When I think of summer, I picture a big jar of sun tea brewing out in the back yard and anticipate sipping an ice-cold glass of tea on the porch on a steamy summer afternoon or evening. The basic method is super easy – and there are lots of ways to add fun flavor to your own beautiful brew.

How to Make Sun Tea

recipe by Kate Etue at Simply Recipes

Ingredients:

  • 4- 8 regular tea bags or 4-8 teaspoons of loose tea in a tea ball or filter bag(s)
  • Water

Directions:

  1. Put 4 to 8 tea bags into a clean 2 quart or gallon glass container (4 teabags for a 2-quart container, 8 tea bags for a gallon container). Fill with water and cap.
  2. Place outside where the sunlight can strike the container for about 3 to 5 hours. Move the container if necessary to keep it in the sun. When the tea has reached its desired strength, remove from sun and put it in the refrigerator. You may or may not want to remove the tea bags at this point. I usually don’t. (If using loose tea, strain out the leaves when pouring into a glass.)
  3. Makes 1 gallon of tea.

Storing the tea:

The tea will taste more mellow than what you are used to from using boiling water. The slow steeping has a way of bringing out a slightly different flavor. Also, because you don’t use boiling water, you should refrigerate the tea and drink it up in a day or two.

Get amazing specialty loose teas from Wild Sage Tea Co. or Hidden Pond Farm at the Market.

Sun Tea Variations: Add-Ins That Bring the Flavor

Add herbs to your sun tea

I love a sprig of fresh mint in my tea, but brewing your tea with the mint from the start is absolutely delicious. But don’t stop at mint! You can try out fresh rosemary, thyme, or other summer herbs from your garden right now. This lemon rosemary sun tea at Better Homes and Gardens adds some citrus brightness to a lovely herby tea.

Cook’s Note: You can also use dried herbs in sun tea, but you’ll want to either strain them out before drinking or put them in a tea ball or filter bag for brewing as with loose leaf tea.

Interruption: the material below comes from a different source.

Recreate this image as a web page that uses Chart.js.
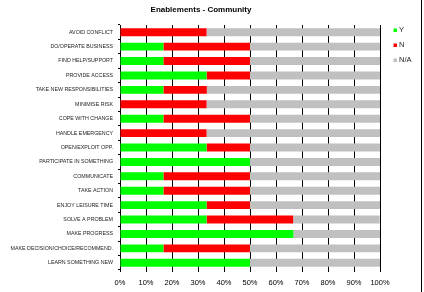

Add fresh fruit to your sun tea

It’s easy to slice up whatever fresh fruit you find at the Market in the summer, and add it to your sun tea pitcher before you pour in the water and tea bags. Make the most of the season with this peach sun tea recipe. Or think out of the box, with a creative watermelon blueberry sun tea recipe. Experiment with other fruits like blackberries, nectarines, plums, and apples.

Add fruit syrup to your sun tea

One easy trick: Brew a big jar of plain sun tea to keep on hand in the fridge, then change things up with variations on individual servings. For example, try pouring your tea into a tall glass with a spoonful of easy fruit-infused syrup (also good in cocktails, lemonade, or drizzled on ice cream).

Fruit-Infused Syrup

Ingredients:

  • 1 cup sugar (or ¾ cup honey)
  • 2 cups water
  • 6 ounces fruit

Directions:

Add all ingredients to a small saucepan and bring to a boil. Simmer until reduced by half. Strain into a small glass jar and cool completely before use. Store in the fridge.